◆ **WORK TO BE COMPLETED**
Return each line of the data below exactly, omitting any pictures.

◆ **GIVEN MATERIAL**
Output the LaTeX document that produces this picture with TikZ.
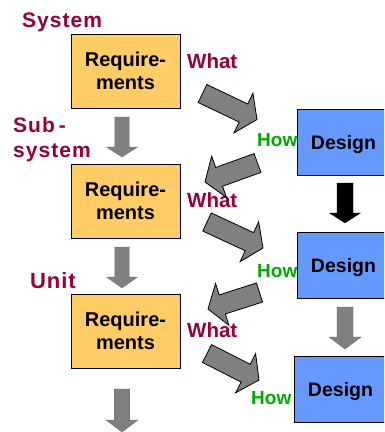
\documentclass[tikz,border=0pt]{standalone}
\usepackage{fontspec}
\setmainfont{Liberation Sans}
\usetikzlibrary{calc}

\definecolor{reqfill}{RGB}{255,204,102}
\definecolor{desfill}{RGB}{102,153,255}
\definecolor{tierred}{RGB}{153,0,51}
\definecolor{howgreen}{RGB}{0,170,0}
\definecolor{flowgray}{RGB}{128,128,128}

\tikzset{
  % block arrow drawn from a tail centre to a tip:
  % #1 half shaft width, #2 half head width, #3 head length
  blockarrow/.style n args={3}{to path={
    ($(\tikztostart)!#1!90:(\tikztotarget)$)
    -- ($(\tikztotarget)!#3!(\tikztostart)!#1!-90:(\tikztostart)$)
    -- ($(\tikztotarget)!#3!(\tikztostart)!#2!-90:(\tikztostart)$)
    -- (\tikztotarget)
    -- ($(\tikztotarget)!#3!(\tikztostart)!#2!90:(\tikztostart)$)
    -- ($(\tikztotarget)!#3!(\tikztostart)!#1!90:(\tikztostart)$)
    -- ($(\tikztostart)!#1!-90:(\tikztotarget)$)
    -- cycle}},
  reqbox/.style={draw=black, line width=0.9pt, fill=reqfill,
    minimum width=109pt, minimum height=74pt, inner sep=0pt, align=center,
    execute at begin node={\rule{0pt}{17.5pt}},
    font=\fontsize{20}{23}\selectfont\bfseries},
  desbox/.style={draw=black, line width=0.9pt, fill=desfill,
    minimum width=93pt, minimum height=66pt, inner sep=0pt, text depth=0pt,
    font=\fontsize{19.5}{22}\selectfont\bfseries},
  tierlabel/.style={text=tierred, inner sep=0pt, anchor=base west,
    font=\fontsize{21}{24}\selectfont\bfseries\addfontfeature{LetterSpace=5}},
  whatlbl/.style={text=tierred, inner sep=0pt, anchor=base west,
    font=\fontsize{20.5}{24}\selectfont\bfseries},
  howlbl/.style={text=howgreen, inner sep=0pt, anchor=base west,
    font=\fontsize{19}{22}\selectfont\bfseries},
  flowdown/.style={fill=flowgray, draw=flowgray!80!black, line width=0.3pt},
  blackdown/.style={fill=black, draw=black, line width=0.3pt},
  crossarrow/.style={fill=flowgray, draw=black, line width=0.8pt, line join=miter},
}

\begin{document}
\begin{tikzpicture}[x=1pt, y=-1pt]
  \useasboundingbox (0,0) rectangle (384,432);
  \clip (0,0) rectangle (384,432);
  \fill[white] (0,0) rectangle (384,432);

  % requirement boxes
  \node[reqbox] (r1) at (125.5,71)  {Require-\\ments};
  \node[reqbox] (r2) at (125.5,201) {Require-\\ments};
  \node[reqbox] (r3) at (125.5,331) {Require-\\ments};

  % design boxes (run off the right edge)
  \node[desbox] (d1) at (343.5,142)   {Design};
  \node[desbox] (d2) at (343.5,265.5) {Design};
  \node[desbox] (d3) at (340.5,389.5) {Design};

  % level labels
  \node[tierlabel] (lsys)  at (22,27)  {System};
  \node[tierlabel] (lsub)  at (13,132) {Sub\kern4pt-};
  \node[tierlabel] (lsub2) at (13,157) {system};
  \node[tierlabel, font=\fontsize{22}{24}\selectfont\bfseries\addfontfeature{LetterSpace=4}] (lunit) at (30,288) {Unit};

  % what / how labels
  \node[whatlbl] (w1) at (187,68)  {What};
  \node[whatlbl] (w2) at (187,207) {What};
  \node[whatlbl] (w3) at (187,337) {What};
  \node[howlbl] (h1) at (257,146) {How};
  \node[howlbl] (h2) at (257,277) {How};
  \node[howlbl] (h3) at (251,404) {How};

  % end points of the block arrows
  \coordinate (ra1) at (122,117);  \coordinate (rb1) at (122,157);
  \coordinate (ra2) at (122,247);  \coordinate (rb2) at (122,288);
  \coordinate (ra3) at (122,389);  \coordinate (rb3) at (122,432);
  \coordinate (da1) at (345,183);  \coordinate (db1) at (345,223);
  \coordinate (da2) at (345,307);  \coordinate (db2) at (345,349);

  \coordinate (x1s) at (202.5,93.5); \coordinate (x1e) at (257,119.5);
  \coordinate (x2s) at (257.5,163);  \coordinate (x2e) at (205,182);
  \coordinate (x3s) at (207,222);    \coordinate (x3e) at (263,248);
  \coordinate (x4s) at (259.5,292.5);\coordinate (x4e) at (208,309);
  \coordinate (x5s) at (207,353.5);  \coordinate (x5e) at (259,380);

  % refinement down the requirement column
  \draw[flowdown] (ra1) to[blockarrow={7.2pt}{15.5pt}{10pt}] (rb1);
  \draw[flowdown] (ra2) to[blockarrow={7.2pt}{15.5pt}{11pt}] (rb2);
  \draw[flowdown] (ra3) to[blockarrow={7.8pt}{16pt}{12pt}] (rb3);

  % design column
  \draw[blackdown] (da1) to[blockarrow={8pt}{15.5pt}{10pt}] (db1);
  \draw[flowdown]  (da2) to[blockarrow={8pt}{16pt}{12pt}] (db2);

  % what -> how and back
  \draw[crossarrow] (x1s) to[blockarrow={10pt}{22pt}{15pt}] (x1e);
  \draw[crossarrow] (x2s) to[blockarrow={10pt}{22pt}{15pt}] (x2e);
  \draw[crossarrow] (x3s) to[blockarrow={10pt}{22pt}{15pt}] (x3e);
  \draw[crossarrow] (x4s) to[blockarrow={10pt}{22pt}{15pt}] (x4e);
  \draw[crossarrow] (x5s) to[blockarrow={10pt}{22pt}{15pt}] (x5e);
\end{tikzpicture}
\end{document}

◆ **CORRECT RESULT**
Output the LaTeX document that produces this picture with TikZ.
\documentclass[tikz,border=0pt]{standalone}
\usepackage{fontspec}
\setmainfont{Liberation Sans}
\usetikzlibrary{calc}

\definecolor{reqfill}{RGB}{255,204,102}
\definecolor{desfill}{RGB}{102,153,255}
\definecolor{tierred}{RGB}{153,0,51}
\definecolor{howgreen}{RGB}{0,170,0}
\definecolor{flowgray}{RGB}{128,128,128}

\tikzset{
  % block arrow drawn from a tail centre to a tip:
  % #1 half shaft width, #2 half head width, #3 head length
  blockarrow/.style n args={3}{to path={
    ($(\tikztostart)!#1!90:(\tikztotarget)$)
    -- ($(\tikztotarget)!#3!(\tikztostart)!#1!-90:(\tikztostart)$)
    -- ($(\tikztotarget)!#3!(\tikztostart)!#2!-90:(\tikztostart)$)
    -- (\tikztotarget)
    -- ($(\tikztotarget)!#3!(\tikztostart)!#2!90:(\tikztostart)$)
    -- ($(\tikztotarget)!#3!(\tikztostart)!#1!90:(\tikztostart)$)
    -- ($(\tikztostart)!#1!-90:(\tikztotarget)$)
    -- cycle}},
  reqbox/.style={draw=black, line width=0.9pt, fill=reqfill,
    minimum width=109pt, minimum height=74pt, inner sep=0pt, align=center,
    execute at begin node={\rule{0pt}{17.5pt}},
    font=\fontsize{20}{23}\selectfont\bfseries},
  desbox/.style={draw=black, line width=0.9pt, fill=desfill,
    minimum width=93pt, minimum height=66pt, inner sep=0pt, text depth=0pt,
    font=\fontsize{19.5}{22}\selectfont\bfseries},
  tierlabel/.style={text=tierred, inner sep=0pt, anchor=base west,
    font=\fontsize{21}{24}\selectfont\bfseries\addfontfeature{LetterSpace=5}},
  whatlbl/.style={text=tierred, inner sep=0pt, anchor=base west,
    font=\fontsize{20.5}{24}\selectfont\bfseries},
  howlbl/.style={text=howgreen, inner sep=0pt, anchor=base west,
    font=\fontsize{19}{22}\selectfont\bfseries},
  flowdown/.style={fill=flowgray, draw=flowgray!80!black, line width=0.3pt},
  blackdown/.style={fill=black, draw=black, line width=0.3pt},
  crossarrow/.style={fill=flowgray, draw=black, line width=0.8pt, line join=miter},
}

\begin{document}
\begin{tikzpicture}[x=1pt, y=-1pt]
  \useasboundingbox (0,0) rectangle (384,432);
  \clip (0,0) rectangle (384,432);
  \fill[white] (0,0) rectangle (384,432);

  % requirement boxes
  \node[reqbox] (r1) at (125.5,71)  {Require-\\ments};
  \node[reqbox] (r2) at (125.5,201) {Require-\\ments};
  \node[reqbox] (r3) at (125.5,331) {Require-\\ments};

  % design boxes (run off the right edge)
  \node[desbox] (d1) at (343.5,142)   {Design};
  \node[desbox] (d2) at (343.5,265.5) {Design};
  \node[desbox] (d3) at (340.5,389.5) {Design};

  % level labels
  \node[tierlabel] (lsys)  at (22,27)  {System};
  \node[tierlabel] (lsub)  at (13,132) {Sub\kern4pt-};
  \node[tierlabel] (lsub2) at (13,157) {system};
  \node[tierlabel, font=\fontsize{22}{24}\selectfont\bfseries\addfontfeature{LetterSpace=4}] (lunit) at (30,288) {Unit};

  % what / how labels
  \node[whatlbl] (w1) at (187,68)  {What};
  \node[whatlbl] (w2) at (187,207) {What};
  \node[whatlbl] (w3) at (187,337) {What};
  \node[howlbl] (h1) at (257,146) {How};
  \node[howlbl] (h2) at (257,277) {How};
  \node[howlbl] (h3) at (251,404) {How};

  % end points of the block arrows
  \coordinate (ra1) at (122,117);  \coordinate (rb1) at (122,157);
  \coordinate (ra2) at (122,247);  \coordinate (rb2) at (122,288);
  \coordinate (ra3) at (122,389);  \coordinate (rb3) at (122,432);
  \coordinate (da1) at (345,183);  \coordinate (db1) at (345,223);
  \coordinate (da2) at (345,307);  \coordinate (db2) at (345,349);

  \coordinate (x1s) at (202.5,93.5); \coordinate (x1e) at (257,119.5);
  \coordinate (x2s) at (257.5,163);  \coordinate (x2e) at (205,182);
  \coordinate (x3s) at (207,222);    \coordinate (x3e) at (263,248);
  \coordinate (x4s) at (259.5,292.5);\coordinate (x4e) at (208,309);
  \coordinate (x5s) at (207,353.5);  \coordinate (x5e) at (259,380);

  % refinement down the requirement column
  \draw[flowdown] (ra1) to[blockarrow={7.2pt}{15.5pt}{10pt}] (rb1);
  \draw[flowdown] (ra2) to[blockarrow={7.2pt}{15.5pt}{11pt}] (rb2);
  \draw[flowdown] (ra3) to[blockarrow={7.8pt}{16pt}{12pt}] (rb3);

  % design column
  \draw[blackdown] (da1) to[blockarrow={8pt}{15.5pt}{10pt}] (db1);
  \draw[flowdown]  (da2) to[blockarrow={8pt}{16pt}{12pt}] (db2);

  % what -> how and back
  \draw[crossarrow] (x1s) to[blockarrow={10pt}{22pt}{15pt}] (x1e);
  \draw[crossarrow] (x2s) to[blockarrow={10pt}{22pt}{15pt}] (x2e);
  \draw[crossarrow] (x3s) to[blockarrow={10pt}{22pt}{15pt}] (x3e);
  \draw[crossarrow] (x4s) to[blockarrow={10pt}{22pt}{15pt}] (x4e);
  \draw[crossarrow] (x5s) to[blockarrow={10pt}{22pt}{15pt}] (x5e);
\end{tikzpicture}
\end{document}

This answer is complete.